Black Swans Corner Inlet
It was nearly noon by the time we got away on the (what turned out to be) long and somewhat harrowing drive towards Wilsons Promontory. R and M's bicycles and gear was stuffed into our caravan so that we could not access any food or drinks, so we were forced to visit a grocery store in some small town along the way to buy supplies for lunch which we barbequed at a nearby park. Driving through Melbourne was stressful, tedious and slow as we missed getting a toll-road (too much haste again) and had to sit through heavy afternoon traffic in the suburbs. We eventually, after getting lost a couple of times and having to visit yet another grocery store (we had rushed off so precipitously that we did not have much in the way of food), arrived at Lang Lang and a small, quiet campground where we had stayed two summers ago. It was late, we were all tired, and, as we barbequed a late dinner, another storm blew in and it began to rain. Hardly an auspicious start.

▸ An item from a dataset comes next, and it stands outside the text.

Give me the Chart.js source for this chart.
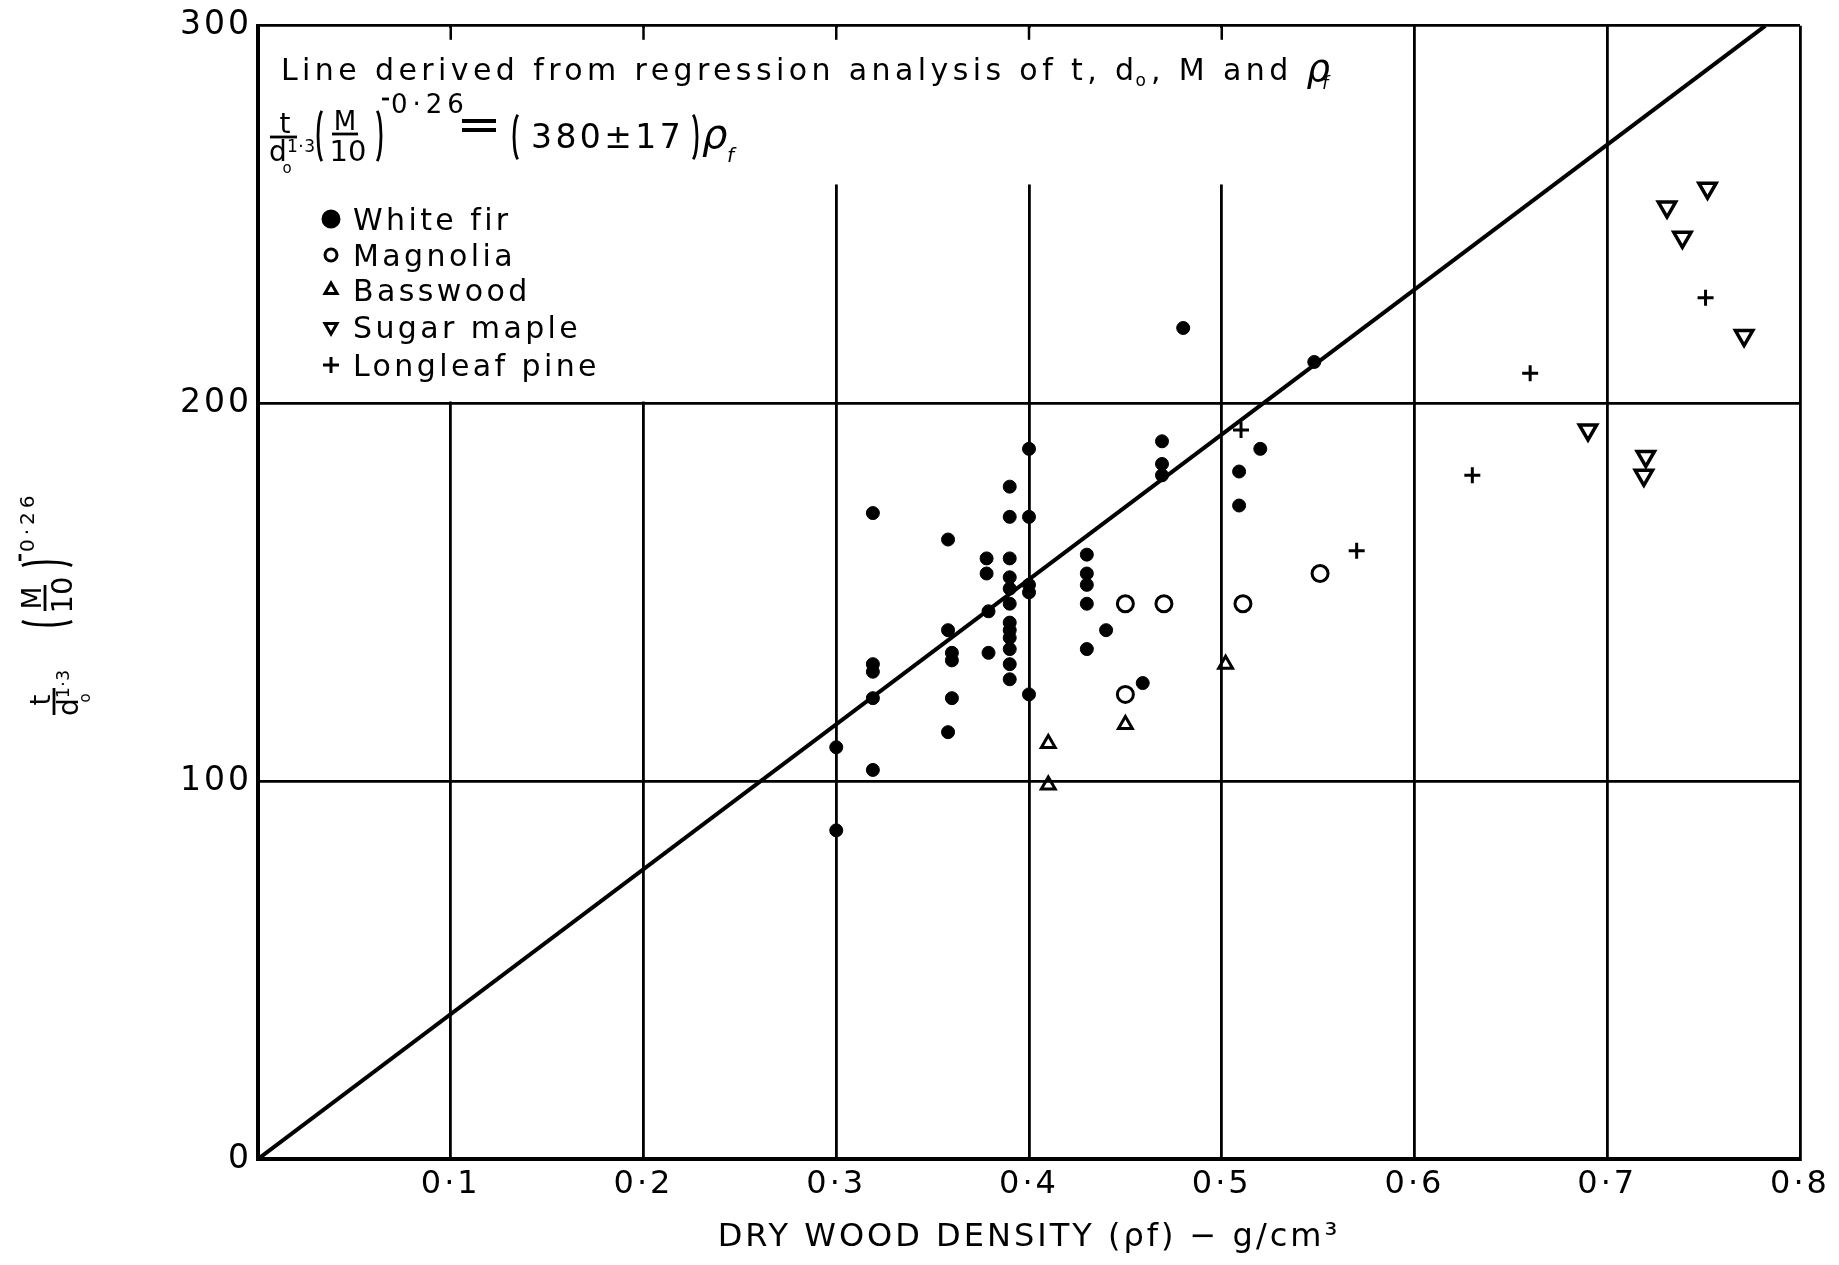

The following morning, I cooked another breakfast for four people in our small caravan and called the Gippsland area kayak company getting hold of the owner, Brett, who told me I could rent a double kayak if I were to pick it up the next day between 10 am and noon. I had a poor mobile connection and feeling pressed, agreed to these conditions. We could have got a better kayak at a cheaper price from the Melbourne company, but, the thought of driving back into Melbourne, renting a trailer, and driving off towards Corner Inlet was all too much and the Gippsland kayak rental seemed the best option. Suddenly, Wilsons Promontory was off the agenda, and kayaking was on, in a hurry.
Soldier Crabs on the beach at Corner Inlet
We had another long drive from Lang Lang (which was out of our way now that we were not going to Wilsons Promontory) to Eagle Point (near Paynesville). Along the way we had to stop at Sale to buy seven days of groceries for the trip, which was relatively quick for Doug and I (who have done this many times before) but much slower for R and M who had not (at least for many years) and were unfamiliar with the lay-out of Australian grocery stores. Doug was kept busy trying to find a caravan park where we could camp for the night and launch from the next day as we could not transport three boats at one time.

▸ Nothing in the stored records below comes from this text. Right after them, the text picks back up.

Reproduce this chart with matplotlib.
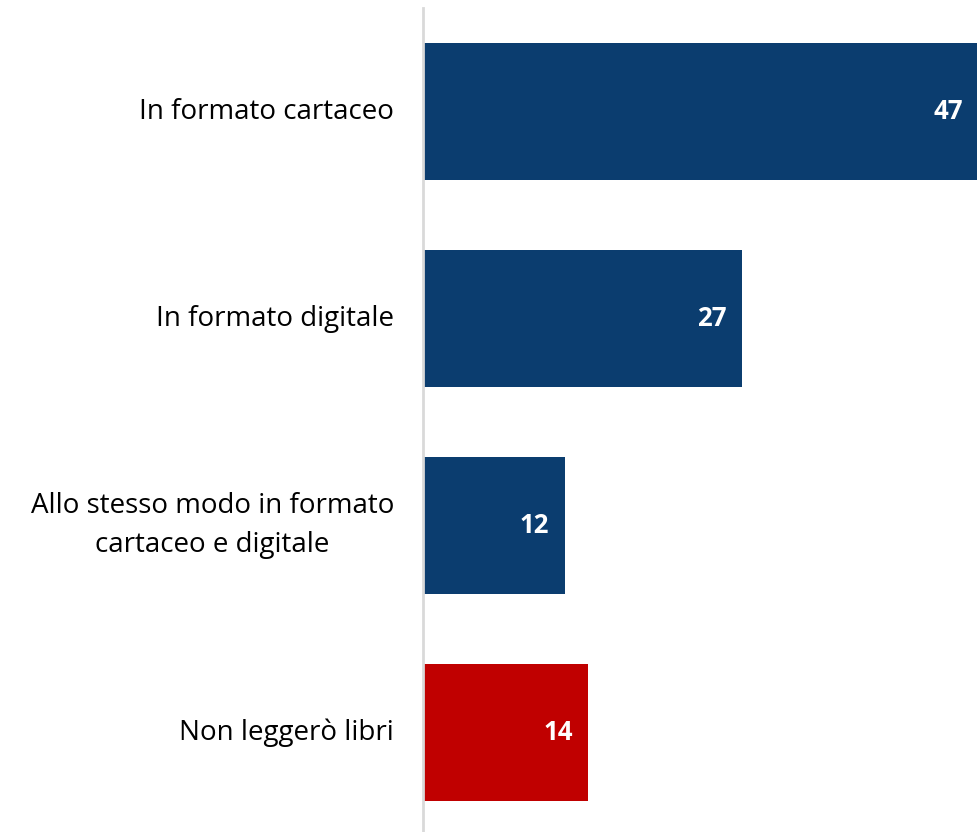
import matplotlib.pyplot as plt

labels = ["In formato cartaceo", "In formato digitale",
          "Allo stesso modo in formato\ncartaceo e digitale", "Non leggerò libri"]
values = [47, 27, 12, 14]
colors = ["#0B3D6F", "#0B3D6F", "#0B3D6F", "#C00000"]

plt.rcParams['font.family'] = ['Open Sans', 'DejaVu Sans']

fig = plt.figure(figsize=(9.78, 8.32), dpi=100)
ax = fig.add_axes([423 / 978, 0, 1 - 423 / 978, 824 / 832])

ypos = list(range(len(values)))
ax.barh(ypos, values, height=0.662, color=colors)
ax.set_xlim(0, 47)
ax.set_ylim(3.48, -0.5)

for y, v in zip(ypos, values):
    ax.text(v - 1.3, y, str(v), ha="right", va="center", color="white",
            fontsize=18.5, fontweight="bold")

for y, lab in zip(ypos, labels):
    ax.text(-2.45, y, lab, ha="right", va="center", multialignment="center",
            fontsize=20, color="#000000", linespacing=1.55)

for s in ["top", "right", "bottom"]:
    ax.spines[s].set_visible(False)
ax.spines["left"].set_color("#d9d9d9")
ax.spines["left"].set_linewidth(2)
ax.set_xticks([])
ax.set_yticks([])

fig.savefig("out.png", dpi=100)
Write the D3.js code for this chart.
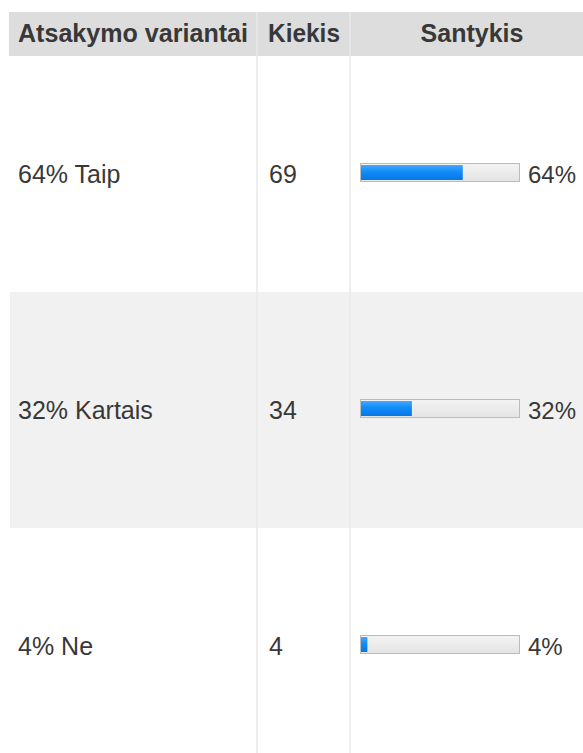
<!DOCTYPE html>
<html>
<head>
<meta charset="utf-8">
<script src="https://cdn.jsdelivr.net/npm/d3@7"></script>
<style>
  html, body { margin: 0; padding: 0; background: #fff; overflow: hidden; }
  svg { display: block; }
  text { font-family: "Liberation Sans", Arial, sans-serif; }
</style>
</head>
<body>
<svg id="chart" width="583" height="753"></svg>
<script>
// ---- data ----
const headers = ["Atsakymo variantai", "Kiekis", "Santykis"];
const answers = ["Taip", "Kartais", "Ne"];
const counts = [69, 34, 4];
const percents = [64, 32, 4];

// ---- layout ----
const W = 583, H = 753;
const tableLeft = 9, tableRight = 600;
const headTop = 12, headBottom = 56;
const rowHeight = 236;
const colX = [tableLeft, 257, 350, tableRight];

const svg = d3.select("#chart");
const defs = svg.append("defs");

const gBlue = defs.append("linearGradient").attr("id", "blue").attr("x1", 0).attr("y1", 0).attr("x2", 0).attr("y2", 1);
gBlue.append("stop").attr("offset", "0%").attr("stop-color", "#45a8ff");
gBlue.append("stop").attr("offset", "45%").attr("stop-color", "#108cf8");
gBlue.append("stop").attr("offset", "100%").attr("stop-color", "#0678e6");

const gTrack = defs.append("linearGradient").attr("id", "track").attr("x1", 0).attr("y1", 0).attr("x2", 0).attr("y2", 1);
gTrack.append("stop").attr("offset", "0%").attr("stop-color", "#f3f3f3");
gTrack.append("stop").attr("offset", "100%").attr("stop-color", "#e4e4e4");

const rows = answers.map((a, i) => ({ answer: a, count: counts[i], pct: percents[i] }));

const y = d3.scaleBand()
  .domain(answers)
  .range([headBottom, headBottom + rowHeight * answers.length])
  .paddingInner(0).paddingOuter(0);

const barX0 = 360, barOuterW = 160, barH = 19;
const xBar = d3.scaleLinear().domain([0, 100]).range([0, barOuterW - 1]);

// header band
svg.append("rect")
  .attr("x", tableLeft).attr("y", headTop)
  .attr("width", tableRight - tableLeft).attr("height", headBottom - headTop)
  .attr("fill", "#dddddd");

// row backgrounds
svg.selectAll("rect.rowbg").data(rows).join("rect")
  .attr("class", "rowbg")
  .attr("x", tableLeft + 1)
  .attr("y", d => y(d.answer))
  .attr("width", tableRight - tableLeft)
  .attr("height", y.bandwidth())
  .attr("fill", (d, i) => i % 2 === 1 ? "#f1f1f1" : "#ffffff");

// column dividers
svg.selectAll("line.div").data([colX[1], colX[2]]).join("line")
  .attr("class", "div")
  .attr("x1", d => d).attr("x2", d => d)
  .attr("y1", headTop).attr("y2", H)
  .attr("stroke", "#e8e8e8").attr("stroke-width", 1.5);

// header text
const hs = 25;
svg.append("text").attr("x", 18).attr("y", 42)
  .attr("font-size", hs).attr("font-weight", "bold").attr("fill", "#383838")
  .attr("textLength", 230).attr("lengthAdjust", "spacingAndGlyphs")
  .text(headers[0]);
svg.append("text").attr("x", 268).attr("y", 42)
  .attr("font-size", hs).attr("font-weight", "bold").attr("fill", "#383838")
  .attr("textLength", 72).attr("lengthAdjust", "spacingAndGlyphs")
  .text(headers[1]);
svg.append("text").attr("x", 472).attr("y", 42).attr("text-anchor", "middle")
  .attr("font-size", hs).attr("font-weight", "bold").attr("fill", "#383838")
  .text(headers[2]);

const g = svg.selectAll("g.row").data(rows).join("g")
  .attr("class", "row")
  .attr("transform", d => `translate(0,${y(d.answer) + y.bandwidth() / 2})`);

g.append("text").attr("x", 18).attr("y", 9)
  .attr("font-size", 25).attr("fill", "#383838")
  .text(d => `${d.pct}% ${d.answer}`);

g.append("text").attr("x", 269).attr("y", 9)
  .attr("font-size", 25).attr("fill", "#383838")
  .text(d => d.count);

// bar track
g.append("rect")
  .attr("x", barX0 + 0.5).attr("y", -11 + 0.5)
  .attr("width", barOuterW - 1).attr("height", barH - 1)
  .attr("fill", "url(#track)")
  .attr("stroke", "#bcbcbc").attr("stroke-width", 1);

// bar fill
g.append("rect")
  .attr("x", barX0 + 1).attr("y", -10 + 1)
  .attr("width", d => xBar(d.pct)).attr("height", barH - 4)
  .attr("fill", "url(#blue)");

g.append("text").attr("x", 528).attr("y", 9)
  .attr("font-size", 24).attr("fill", "#383838")
  .text(d => `${d.pct}%`);
</script>
</body>
</html>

Wearily, we arrived at King Lake Caravan Park (a rather strange establishment with mostly permanent holiday caravans but clean amenities, cheap prices and easy water access) at 3.30 pm for a late lunch. The afternoon was spent in a flurry of activity packing up all the gear one needs for a week of kayaking. It was another somewhat exhausting and somehow unsatisfying day.

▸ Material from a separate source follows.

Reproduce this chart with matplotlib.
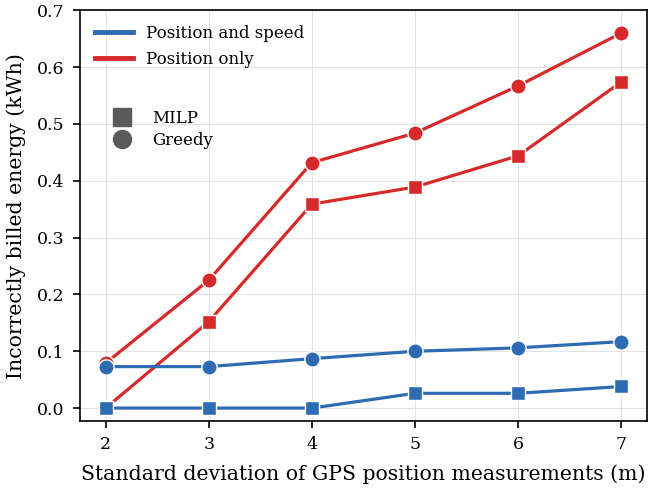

On Friday, Doug, R and M went into Bairnsdale to pick up the kayak (and buy some more items R and M thought they needed) while I shuttled loads down to the small beach and packed up our single kayaks. At around 11.30 am, I was happy to see our car returning with a large, heavy, beaten up, but at least functional double kayak on top. Packing an unfamiliar kayak, particularly when you are carrying seven days of food and water, takes some time, and the first pack of the double kayak was not all that efficient, but, by the next day, R had worked out an efficient method for storing all their gear and things thereafter went much faster and more smoothly. At 12. 45 pm, we launched the kayaks and began paddling. That, however, is the subject of another blog post.